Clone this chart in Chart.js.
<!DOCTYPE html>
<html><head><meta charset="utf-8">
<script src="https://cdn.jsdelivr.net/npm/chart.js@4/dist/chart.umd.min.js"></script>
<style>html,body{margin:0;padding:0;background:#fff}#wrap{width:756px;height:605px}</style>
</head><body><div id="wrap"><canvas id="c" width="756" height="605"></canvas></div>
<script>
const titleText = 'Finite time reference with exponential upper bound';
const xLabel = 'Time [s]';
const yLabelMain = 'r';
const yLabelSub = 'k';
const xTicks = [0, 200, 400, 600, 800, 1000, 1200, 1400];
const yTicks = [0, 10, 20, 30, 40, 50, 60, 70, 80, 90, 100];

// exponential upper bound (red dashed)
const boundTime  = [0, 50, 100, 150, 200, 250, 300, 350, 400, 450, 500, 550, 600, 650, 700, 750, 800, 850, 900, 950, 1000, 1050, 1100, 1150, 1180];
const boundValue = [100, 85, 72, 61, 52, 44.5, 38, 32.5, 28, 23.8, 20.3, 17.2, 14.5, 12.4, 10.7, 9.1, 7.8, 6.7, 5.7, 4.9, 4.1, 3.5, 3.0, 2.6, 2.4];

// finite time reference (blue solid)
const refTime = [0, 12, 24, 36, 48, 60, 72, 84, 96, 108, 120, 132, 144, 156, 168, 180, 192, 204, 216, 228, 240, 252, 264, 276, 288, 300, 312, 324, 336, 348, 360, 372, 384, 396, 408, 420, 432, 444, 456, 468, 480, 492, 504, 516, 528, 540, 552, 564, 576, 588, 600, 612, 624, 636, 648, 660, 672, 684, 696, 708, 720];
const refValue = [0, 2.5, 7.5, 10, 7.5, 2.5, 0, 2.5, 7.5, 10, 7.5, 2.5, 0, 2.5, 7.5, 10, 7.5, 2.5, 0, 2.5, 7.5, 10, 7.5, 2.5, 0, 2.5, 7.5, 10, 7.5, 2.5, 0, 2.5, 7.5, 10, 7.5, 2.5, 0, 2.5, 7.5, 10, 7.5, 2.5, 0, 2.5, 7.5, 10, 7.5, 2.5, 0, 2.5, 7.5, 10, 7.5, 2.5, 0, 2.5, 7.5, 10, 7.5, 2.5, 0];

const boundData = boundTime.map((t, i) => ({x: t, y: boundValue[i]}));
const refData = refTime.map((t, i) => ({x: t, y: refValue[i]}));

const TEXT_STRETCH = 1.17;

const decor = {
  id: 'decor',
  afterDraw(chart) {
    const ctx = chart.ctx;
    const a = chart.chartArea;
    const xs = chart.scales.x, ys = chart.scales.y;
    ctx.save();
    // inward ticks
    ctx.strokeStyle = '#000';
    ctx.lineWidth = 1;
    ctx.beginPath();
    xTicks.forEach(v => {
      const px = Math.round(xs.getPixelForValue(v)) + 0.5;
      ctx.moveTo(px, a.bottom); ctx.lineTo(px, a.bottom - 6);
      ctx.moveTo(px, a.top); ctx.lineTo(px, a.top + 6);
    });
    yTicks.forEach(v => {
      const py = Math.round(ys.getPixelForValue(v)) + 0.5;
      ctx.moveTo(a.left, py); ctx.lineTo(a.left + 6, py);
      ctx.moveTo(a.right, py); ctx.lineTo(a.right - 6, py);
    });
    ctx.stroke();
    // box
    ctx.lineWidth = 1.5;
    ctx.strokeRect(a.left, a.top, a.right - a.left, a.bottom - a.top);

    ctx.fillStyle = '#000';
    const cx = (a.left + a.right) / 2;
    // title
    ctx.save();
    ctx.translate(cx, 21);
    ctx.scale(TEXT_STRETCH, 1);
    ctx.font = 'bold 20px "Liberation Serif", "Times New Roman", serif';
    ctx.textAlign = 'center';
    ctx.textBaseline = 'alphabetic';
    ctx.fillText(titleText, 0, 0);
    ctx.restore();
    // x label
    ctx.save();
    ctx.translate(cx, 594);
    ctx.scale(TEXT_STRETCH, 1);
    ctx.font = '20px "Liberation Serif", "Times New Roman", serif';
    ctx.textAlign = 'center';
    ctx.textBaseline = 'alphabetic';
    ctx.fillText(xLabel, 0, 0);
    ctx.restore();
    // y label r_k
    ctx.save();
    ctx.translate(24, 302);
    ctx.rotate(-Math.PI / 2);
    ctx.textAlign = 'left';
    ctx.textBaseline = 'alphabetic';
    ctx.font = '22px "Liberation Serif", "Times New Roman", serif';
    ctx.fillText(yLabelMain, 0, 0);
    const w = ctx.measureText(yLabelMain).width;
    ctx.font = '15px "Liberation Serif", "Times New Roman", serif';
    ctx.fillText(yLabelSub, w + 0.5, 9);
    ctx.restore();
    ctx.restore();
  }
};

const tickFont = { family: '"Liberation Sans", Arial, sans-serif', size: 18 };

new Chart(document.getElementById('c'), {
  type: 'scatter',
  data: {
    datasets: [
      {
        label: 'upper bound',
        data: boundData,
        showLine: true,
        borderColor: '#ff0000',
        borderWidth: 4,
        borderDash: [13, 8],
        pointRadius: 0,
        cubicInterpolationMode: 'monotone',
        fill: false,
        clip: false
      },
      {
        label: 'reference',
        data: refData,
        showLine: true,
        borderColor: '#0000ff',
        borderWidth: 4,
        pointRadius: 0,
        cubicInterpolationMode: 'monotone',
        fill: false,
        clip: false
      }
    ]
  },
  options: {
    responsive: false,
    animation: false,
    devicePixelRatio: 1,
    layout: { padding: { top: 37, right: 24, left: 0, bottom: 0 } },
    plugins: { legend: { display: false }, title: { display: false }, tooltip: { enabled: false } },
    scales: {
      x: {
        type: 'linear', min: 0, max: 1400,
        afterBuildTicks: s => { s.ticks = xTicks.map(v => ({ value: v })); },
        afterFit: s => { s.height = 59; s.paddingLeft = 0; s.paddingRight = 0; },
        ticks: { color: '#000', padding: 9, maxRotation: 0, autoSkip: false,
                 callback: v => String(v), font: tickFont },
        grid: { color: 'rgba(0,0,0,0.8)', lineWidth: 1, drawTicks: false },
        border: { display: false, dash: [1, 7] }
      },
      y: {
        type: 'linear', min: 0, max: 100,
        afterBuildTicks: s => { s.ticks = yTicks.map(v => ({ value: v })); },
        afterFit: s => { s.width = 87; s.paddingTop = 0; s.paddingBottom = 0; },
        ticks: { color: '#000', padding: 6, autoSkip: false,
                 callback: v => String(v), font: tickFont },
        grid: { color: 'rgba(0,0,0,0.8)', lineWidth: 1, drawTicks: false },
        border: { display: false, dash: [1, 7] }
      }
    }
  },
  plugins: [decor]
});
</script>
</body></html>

---

### [GIVEN INSTRUCTION]
Repeat the material word for word from its opening line up to and including the line containing "3.0, 2.6, 2.4];".

### [OUTPUT BELOW]
Clone this chart in Chart.js.
<!DOCTYPE html>
<html><head><meta charset="utf-8">
<script src="https://cdn.jsdelivr.net/npm/chart.js@4/dist/chart.umd.min.js"></script>
<style>html,body{margin:0;padding:0;background:#fff}#wrap{width:756px;height:605px}</style>
</head><body><div id="wrap"><canvas id="c" width="756" height="605"></canvas></div>
<script>
const titleText = 'Finite time reference with exponential upper bound';
const xLabel = 'Time [s]';
const yLabelMain = 'r';
const yLabelSub = 'k';
const xTicks = [0, 200, 400, 600, 800, 1000, 1200, 1400];
const yTicks = [0, 10, 20, 30, 40, 50, 60, 70, 80, 90, 100];

// exponential upper bound (red dashed)
const boundTime  = [0, 50, 100, 150, 200, 250, 300, 350, 400, 450, 500, 550, 600, 650, 700, 750, 800, 850, 900, 950, 1000, 1050, 1100, 1150, 1180];
const boundValue = [100, 85, 72, 61, 52, 44.5, 38, 32.5, 28, 23.8, 20.3, 17.2, 14.5, 12.4, 10.7, 9.1, 7.8, 6.7, 5.7, 4.9, 4.1, 3.5, 3.0, 2.6, 2.4];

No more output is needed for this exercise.